Western Australia is a strong contender to become the venue for a $1.7 billion telescope.
Western Australia is a strong contender to become the venue for a $1.7 billion telescope.
Science Minister Dr Judy Edwards told a parliamentary estimates committee last week that WA had been named Australia’s preferred venue for The Square Kilometre Array Project (SKA), and that Australia had a strong chance of winning the science-based project over the coming decade.
The venue for the 17-country international project will be announced next year, with construction of the huge radio-astronomy facility to begin in 2012.
China, South Africa and Argentina are the other contenders.
“WA had to bid and stated that it believed it had the best radio-quiet zone in Australia,” Dr Edwards said.
“We competed against a number of other states – WA was successful.
Dr Edwards said the CSIRO’s national telescope facility decided last year that Mileura Station, west of Cue, was the preferred Australian site.
“At this stage the Australian proposal is under development,” Dr Edwards said.
The SKA will be an array of up to 1,000 smaller individual antennas, some of which could be steerable satellite dishes, spherical radio lenses, or electronically steered flat sheets to look out at different parts of the universe.
Antennas will be arranged in compact groups of up to several hundred, with each group taking up an area of about 100 meters in diameter.
The intention is for the telescope facility to detect signals in the approximate frequency range of 150MHz to 20GHz.
The design being considered by scientists would be distributed across about 2000 square kilometres, while the hardware itself would cover just 1sq km of this.
More than 120 international astronomers converged on Geraldton in 2003 to consider the SKA project.
The SKA facility would be designed to detect and receive extremely faint signals emitted many light years away from earth.
In February traditional Aboriginal owners of the proposed Mileura Station site agreed to the building of the SKA facility on their lands.

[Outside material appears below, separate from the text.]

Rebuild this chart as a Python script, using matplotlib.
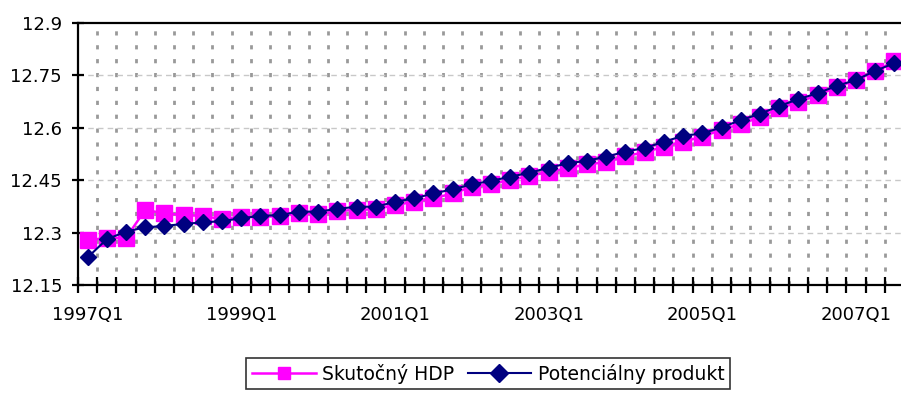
import matplotlib
matplotlib.use("Agg")
import matplotlib.pyplot as plt
import numpy as np

plt.rcParams['font.family'] = ['DejaVu Sans']

# quarters 1997Q1 .. 2007Q3
quarters = [f"{y}Q{q}" for y in range(1997, 2008) for q in range(1, 5)][:43]

skutocny_hdp = [12.279, 12.284, 12.285, 12.365, 12.355, 12.350, 12.348, 12.338, 12.346, 12.344,
                12.348, 12.355, 12.352, 12.362, 12.365, 12.367, 12.379, 12.388, 12.398, 12.412,
                12.431, 12.438, 12.451, 12.462, 12.474, 12.484, 12.496, 12.501, 12.519, 12.530,
                12.546, 12.560, 12.575, 12.594, 12.611, 12.630, 12.656, 12.673, 12.694, 12.716,
                12.737, 12.763, 12.790]
potencialny = [12.229, 12.281, 12.303, 12.315, 12.319, 12.325, 12.329, 12.333, 12.341, 12.348,
               12.350, 12.360, 12.360, 12.368, 12.374, 12.374, 12.388, 12.398, 12.412, 12.424,
               12.438, 12.448, 12.460, 12.471, 12.486, 12.498, 12.506, 12.517, 12.532, 12.542,
               12.560, 12.577, 12.584, 12.601, 12.622, 12.640, 12.662, 12.682, 12.699, 12.720,
               12.737, 12.763, 12.785]

y_ticks = [12.15, 12.3, 12.45, 12.6, 12.75, 12.9]
y_labels = ["12.15", "12.3", "12.45", "12.6", "12.75", "12.9"]

fig = plt.figure(figsize=(9.01, 3.96), dpi=100)
ax = fig.add_axes([78 / 901, 1 - 285 / 396, 826 / 901, 262 / 396])

x = np.arange(len(quarters))
ax.plot(x, skutocny_hdp, color='#FF00FF', lw=1.8, marker='s', ms=12,
        mec='#FF00FF', label='Skutočný HDP', zorder=3)
ax.plot(x, potencialny, color='#000080', lw=1.5, marker='D', ms=8,
        mec='#000080', label='Potenciálny produkt', zorder=4)

ax.set_xlim(-0.5, len(quarters) - 0.5)
ax.set_ylim(12.15, 12.9)

# category boundaries as major ticks, labels as minor ticks
ax.set_xticks(np.arange(-0.5, len(quarters), 1))
ax.set_xticklabels([])
lab_pos = x[::8]
ax.set_xticks(lab_pos, minor=True)
ax.set_xticklabels([quarters[i] for i in lab_pos], minor=True, fontsize=13)
ax.tick_params(axis='x', which='major', direction='inout', length=11, width=1.6)
ax.tick_params(axis='x', which='minor', length=0, pad=15)

ax.set_yticks(y_ticks)
ax.set_yticklabels(y_labels, fontsize=13)
ax.tick_params(axis='y', direction='inout', length=9, width=1.6, pad=7)

for xb in np.arange(0.5, len(quarters) - 0.5, 1):
    ax.axvline(xb, color='#999999', lw=2, ls=(0, (1.5, 3.5)), zorder=1)
for yv in y_ticks[1:-1]:
    ax.axhline(yv, color='#c8c8c8', lw=1, ls=(0, (4, 3)), zorder=1)

for side in ['left', 'bottom', 'top', 'right']:
    ax.spines[side].set_linewidth(1.6)
    ax.spines[side].set_color('black')

leg = fig.legend(loc='center', bbox_to_anchor=(0.542, 0.056), ncol=2, fontsize=13.5,
                 frameon=True, fancybox=False, edgecolor='black', handlelength=3.4,
                 columnspacing=0.7, handletextpad=0.35, borderpad=0.3, borderaxespad=0)
leg.get_frame().set_linewidth(1.2)
for h in leg.legend_handles:
    h.set_markersize(9)

fig.savefig('out.png', dpi=100)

The station was owned until last year by the Walsh family, and according to its new managers it is being regularly visited by scientists from around Australia, who are monitoring signals and conducting other scientific assessments and assessing certain materials that would be incorporated into SKA equipment.
The State Government’s Office of Science and Innovations is involved in the project.
Major participating countries include Canada, the US, India, Japan, China, France, the UK, Germany, Argentina, Brazil, Russia, New Zealand and The Netherlands.
The SKA project’s planning groups is headquartered in The Netherlands.
The nearly $2 billion price tag for the astronomical facility would be outlaid on a complex array of antennas, microwave receivers, digital processing equipment and software.
The SKA is the next generation of radio telescope and will have a 100-times greater collecting area than the biggest present-day instruments.
Australian institutions involved in the SKA project include the CSIRO, the University of Sydney, the Australian National University and Swinburne University of Technology.
The CSIRO’s planning consortium assessed two sites in WA, one about 200km east of Kalgoorlie, south of the Great Victoria Desert, and the Mileura Station.
Several South Australian sites and one near Broken Hill were also assessed.
If Mileura Station is chosen ahead of rival international sites as the venue, WA can expect benefits over and above basic maintenance and protection work.
A paper presented by the CSIRO’s SKA program leader, Dr Peter Hall, last year suggested the project would require a coordinating SKA project office that would probably retain one or more specialist management and consulting engineering firm.
“The large scale and wide geographic distribution of the SKA means the project will require at least construction and commissioning expertise not present in the astronomy community,” Dr Hall said.
“The SKA project cannot hope to build its own teams.
“The most feasible way of harnessing both industry and astronomy expertise is to forge and R&D collaborations between small specialist groups and motivated external parties.”
Treasurer Eric Ripper has allocated $720,000 this financial year and $3.6 million next financial year for the project.
“It is proposed to develop a demonstrator project estimated to cost $16 million at Mileura in conjunction with the CSIRO,” a budget document said.